Jonathan Chait has an interesting article in the New Republic on Democratic dysfunction in governing Washington. I have a variety of quibbles with Chait’s narrative, in which the iron discipline of the GOP has given way to the weak-kneed moderates undercutting Obama’s liberalism. Among them:
-His retelling of the enactment of the Bush tax cuts ignores the episode in which a member of the GOP caucus switched parties in revolt over the tax agenda and threw control of the Senate to the other party, which is rather a larger problem with party unity than Obama has yet faced.
-Chait ignores the Social Security fiasco, which occurred while the GOP had a solid majority. Typically of Chait, his narrative of the Bush Administration fails to note that Bush was re-elected.
-Chait recognizes the tension between liberalism and self-interested home-state interests (including rural-state farm policy) but neglects to recognize the same dynamic among Republicans, who often found fiscal conservatism stymied by members of Congress who wanted to protect things like farm subsidies or earmarked transportation projects. To say that “[t]his sort of behavior didn’t hurt Bush because his agenda largely was synonymous with business interests” is to overlook those tensions.
-Chait ignores the unifying effect of the war on Republican party discipline; in fact, he ignores the existence of foreign and national security policy altogether.
-Chait ignores instances of Congressional Democrats pushing Obama leftward, rather than rightward.
-Chait’s discussion of the filibuster ignores its prominent deployment by liberals, Obama among them, to hold up judicial nominees.
-Chait fails to address the possibility that the last three Democratic presidents have had things in common that made it more difficult to deal with Washington. Jimmy Carter was a relatively inexperienced governor and a stranger to national politics until 1976; Bill Clinton came from a tiny state and had not been much involved in national debates before 1992 (although at least Clinton had been a governor for a decade and headed the National Governors Association, so he wasn’t starting totally from scratch); and Obama most of all is a guy who was elected direectly from being a first-term, wet-behind-the-ears backbench Senator. By contrast, the last seven GOP Presidents going back to Hoover have all been either familiar faces in DC (what Bush lacked in formal experience in Washington he’d made up through working with his father’s campaigns and White House) and/or major national figures over an extended period before becoming president. It’s harder to get Congress to listen to you if you have neither a built-in base of respect nor the executive chops to tell people what to do (LBJ, the last Democratic president who’d been a somebody to Washington insiders before his election, had no trouble keeping Congress in line). One of the continuing issues will be the extent to which Obama defers to Congress in the writing of legislation, with the attendant additional delay and loss of control, rather than leaning on Congress to accept things as the White House lays them out (granted, in the health care debate, Clinton went too far in the opposite direction).

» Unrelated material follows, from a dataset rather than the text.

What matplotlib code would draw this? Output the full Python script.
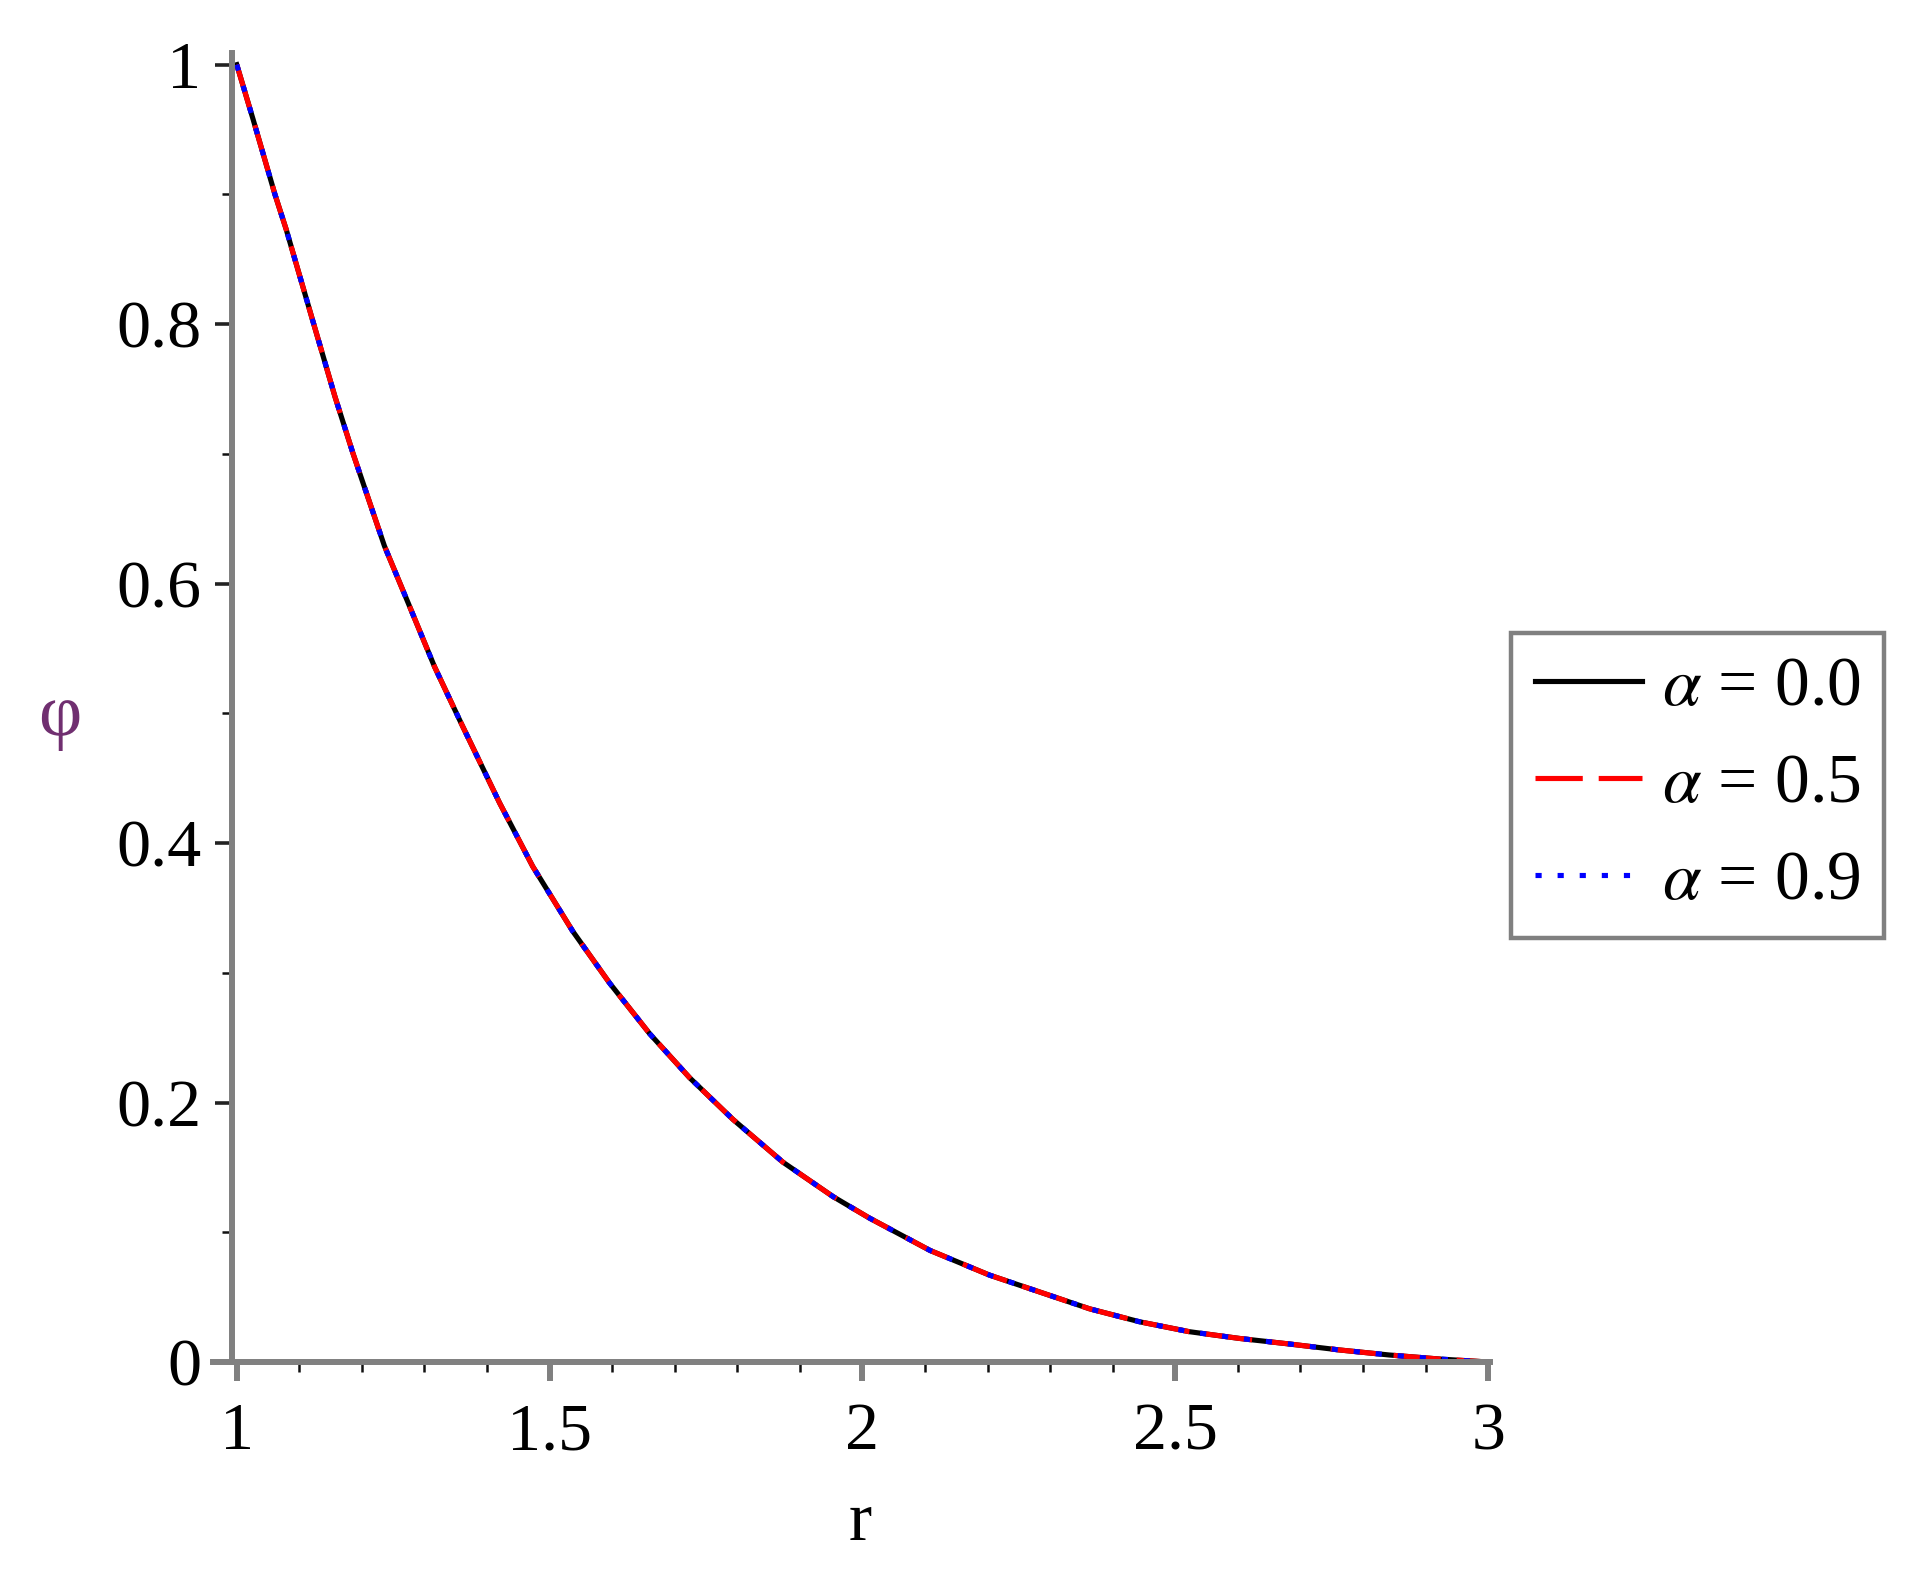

Anyway, it’s worth reading despite all of that, and I especially liked this passage, which does encapsulate the differing cultures of the two parties in Washington:
Since Democrats controlled the Congress almost continuously for more than 60 years beginning in 1933, the culture of Congress left a deeper imprint on their party. Republicans, shut out from the perks of majority status, finally decided under the opposition leadership of Newt Gingrich in the 1990s that their only path to power lay in partisan discipline.
Democrats, on the other hand, came of age under the old Democratic chieftains, and they have mostly aped that style. They do not fall in line, even under a Democratic president who mostly shares their goals. Shortly after Obama took office, Senate Majority Leader Harry Reid announced, “I don’t work for him.” Even House Ways and Means Chairman Charlie Rangel, whose Harlem constituents danced in the streets after Obama’s election, sniffed of Obama’s plan to raise taxes on the rich, “I have to study it but I really don’t take presidents’ recommendations that seriously.” Recommendation–that is the term that summarizes Congress’s attitude. A president can suggest whatever he likes, but Congress is the one making the decisions, and don’t you forget it.